[What the exercise asks]: Retype the lines beneath this one, from the first through the line containing "var tickValues = [0, 0.2, 0.4, 0.6, 0.8, 1.0];". Pictures are left out.

[Recorded data]:

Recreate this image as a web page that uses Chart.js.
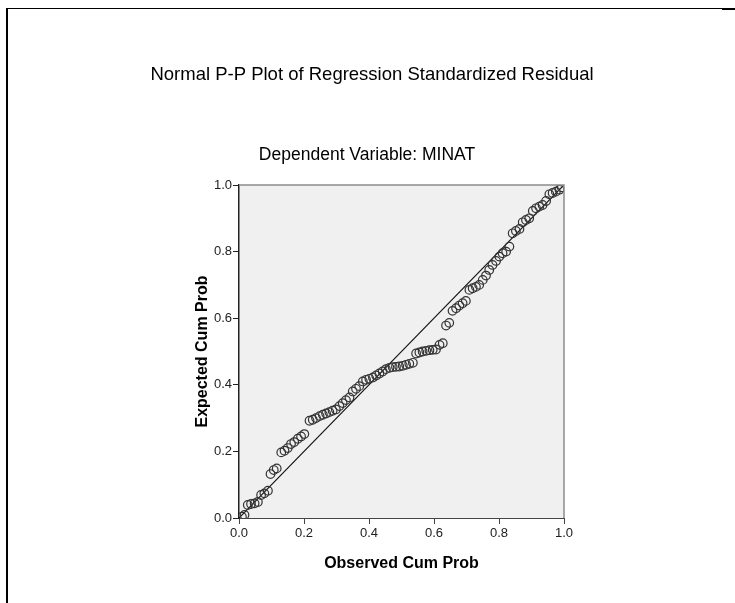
<!DOCTYPE html>
<html>
<head>
<meta charset="utf-8">
<script src="https://cdn.jsdelivr.net/npm/chart.js@4.4.0/dist/chart.umd.min.js"></script>
<style>
  body { margin: 0; background: #fff; }
  #wrap { position: relative; width: 735px; height: 603px; }
  .frame { position: absolute; background: #000; }
</style>
</head>
<body>
<div id="wrap">
  <canvas id="ppChart" width="735" height="603"></canvas>
  <div class="frame" style="left:6px; top:8px; width:716px; height:1px;"></div>
  <div class="frame" style="left:722px; top:8px; width:13px; height:2px;"></div>
  <div class="frame" style="left:6px; top:8px; width:2px; height:595px;"></div>
</div>
<script>
var chartTitle = 'Normal P-P Plot of Regression Standardized Residual';
var chartSubtitle = 'Dependent Variable: MINAT';
var xTitle = 'Observed Cum Prob';
var yTitle = 'Expected Cum Prob';
var tickValues = [0, 0.2, 0.4, 0.6, 0.8, 1.0];

// observed cum prob / expected cum prob
var observed = [
  0.009, 0.017, 0.027, 0.037, 0.048, 0.058, 0.068, 0.078, 0.089, 0.097,
  0.107, 0.116, 0.130, 0.140, 0.150, 0.160, 0.170, 0.181, 0.191, 0.201,
  0.217, 0.227, 0.237, 0.248, 0.258, 0.268, 0.278, 0.288, 0.298, 0.309,
  0.319, 0.329, 0.340, 0.350, 0.360, 0.370, 0.381, 0.391, 0.401, 0.412,
  0.422, 0.432, 0.442, 0.452, 0.463, 0.473, 0.483, 0.493, 0.504, 0.514,
  0.524, 0.535, 0.545, 0.555, 0.565, 0.576, 0.586, 0.596, 0.606, 0.617,
  0.627, 0.637, 0.647, 0.657, 0.668, 0.678, 0.688, 0.698, 0.709, 0.719,
  0.729, 0.739, 0.750, 0.760, 0.770, 0.780, 0.791, 0.801, 0.811, 0.822,
  0.832, 0.842, 0.852, 0.863, 0.873, 0.883, 0.893, 0.904, 0.914, 0.924,
  0.934, 0.945, 0.955, 0.965, 0.975, 0.986, 0.993
];
var expected = [
  0.004, 0.009, 0.039, 0.042, 0.044, 0.048, 0.069, 0.074, 0.082, 0.132,
  0.144, 0.149, 0.197, 0.202, 0.210, 0.222, 0.228, 0.238, 0.245, 0.252,
  0.292, 0.295, 0.300, 0.306, 0.310, 0.314, 0.318, 0.322, 0.326, 0.336,
  0.345, 0.354, 0.362, 0.380, 0.388, 0.396, 0.410, 0.415, 0.418, 0.422,
  0.428, 0.434, 0.440, 0.447, 0.451, 0.453, 0.454, 0.455, 0.457, 0.460,
  0.463, 0.466, 0.494, 0.497, 0.500, 0.502, 0.504, 0.505, 0.506, 0.520,
  0.525, 0.578, 0.586, 0.622, 0.630, 0.638, 0.645, 0.652, 0.685, 0.690,
  0.694, 0.700, 0.715, 0.728, 0.745, 0.760, 0.772, 0.785, 0.795, 0.800,
  0.815, 0.855, 0.862, 0.868, 0.888, 0.895, 0.900, 0.922, 0.930, 0.935,
  0.940, 0.952, 0.972, 0.976, 0.980, 0.986, 0.993
];
var refLine = [0, 1];

var points = observed.map(function (v, i) {
  return { x: v, y: expected[i] };
});

// plot background, top/right border and the two titles
var plotDecor = {
  id: 'plotDecor',
  beforeDraw: function (chart) {
    var a = chart.chartArea, ctx = chart.ctx;
    ctx.save();
    ctx.fillStyle = '#f0f0f0';
    ctx.fillRect(a.left, a.top, a.right - a.left, a.bottom - a.top);
    ctx.restore();
  },
  afterDraw: function (chart) {
    var a = chart.chartArea, ctx = chart.ctx;
    ctx.save();
    ctx.strokeStyle = '#8c8c8c';
    ctx.lineWidth = 1.5;
    ctx.beginPath();
    ctx.moveTo(a.left, a.top);
    ctx.lineTo(a.right, a.top);
    ctx.lineTo(a.right, a.bottom);
    ctx.stroke();
    ctx.fillStyle = '#000';
    ctx.textAlign = 'center';
    ctx.textBaseline = 'middle';
    ctx.font = '18.5px Arial, "Liberation Sans", sans-serif';
    ctx.fillText(chartTitle, 372, 75);
    ctx.font = '17.5px Arial, "Liberation Sans", sans-serif';
    ctx.fillText(chartSubtitle, 367, 155);
    ctx.restore();
  }
};

var ppConfig = {
  type: 'scatter',
  data: {
    datasets: [{
      label: 'Observed',
      data: points,
      pointStyle: 'circle',
      pointRadius: 4.3,
      pointBorderWidth: 1.2,
      borderColor: '#333',
      backgroundColor: 'rgba(0,0,0,0)'
    }, {
      label: 'Reference',
      data: refLine.map(function (v) { return { x: v, y: v }; }),
      showLine: true,
      pointRadius: 0,
      borderColor: '#111',
      borderWidth: 1.2
    }]
  },
  options: {
    responsive: false,
    animation: false,
    devicePixelRatio: 1,
    layout: { padding: { top: 185, left: 189, right: 171, bottom: 30 } },
    plugins: {
      legend: { display: false },
      tooltip: { enabled: false }
    },
    scales: {
      x: {
        type: 'linear',
        min: 0,
        max: 1,
        afterFit: function (s) { s.height = 55; },
        afterBuildTicks: function (s) {
          s.ticks = tickValues.map(function (v) { return { value: v }; });
        },
        ticks: {
          padding: 2,
          color: '#222',
          font: { family: 'Arial, "Liberation Sans", sans-serif', size: 13 },
          callback: function (v) { return Number(v).toFixed(1); }
        },
        grid: { drawOnChartArea: false, tickLength: 6, color: '#444' },
        border: { color: '#444', width: 1 },
        title: {
          display: true,
          text: xTitle,
          color: '#000',
          padding: { top: 0, bottom: 0 },
          font: { family: 'Arial, "Liberation Sans", sans-serif', size: 16, weight: 'bold' }
        }
      },
      y: {
        type: 'linear',
        min: 0,
        max: 1,
        afterFit: function (s) { s.width = 50; },
        afterBuildTicks: function (s) {
          s.ticks = tickValues.map(function (v) { return { value: v }; });
        },
        ticks: {
          padding: 1,
          color: '#222',
          font: { family: 'Arial, "Liberation Sans", sans-serif', size: 13 },
          callback: function (v) { return Number(v).toFixed(1); }
        },
        grid: { drawOnChartArea: false, tickLength: 6, color: '#222' },
        border: { color: '#222', width: 1.5 },
        title: {
          display: true,
          text: yTitle,
          color: '#000',
          padding: { top: 4, bottom: 0 },
          font: { family: 'Arial, "Liberation Sans", sans-serif', size: 16, weight: 'bold' }
        }
      }
    }
  },
  plugins: [plotDecor]
};

var ppChart = new Chart(document.getElementById('ppChart'), ppConfig);
</script>
</body>
</html>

[Exercise output]:
Recreate this image as a web page that uses Chart.js.
<!DOCTYPE html>
<html>
<head>
<meta charset="utf-8">
<script src="https://cdn.jsdelivr.net/npm/chart.js@4.4.0/dist/chart.umd.min.js"></script>
<style>
  body { margin: 0; background: #fff; }
  #wrap { position: relative; width: 735px; height: 603px; }
  .frame { position: absolute; background: #000; }
</style>
</head>
<body>
<div id="wrap">
  <canvas id="ppChart" width="735" height="603"></canvas>
  <div class="frame" style="left:6px; top:8px; width:716px; height:1px;"></div>
  <div class="frame" style="left:722px; top:8px; width:13px; height:2px;"></div>
  <div class="frame" style="left:6px; top:8px; width:2px; height:595px;"></div>
</div>
<script>
var chartTitle = 'Normal P-P Plot of Regression Standardized Residual';
var chartSubtitle = 'Dependent Variable: MINAT';
var xTitle = 'Observed Cum Prob';
var yTitle = 'Expected Cum Prob';
var tickValues = [0, 0.2, 0.4, 0.6, 0.8, 1.0];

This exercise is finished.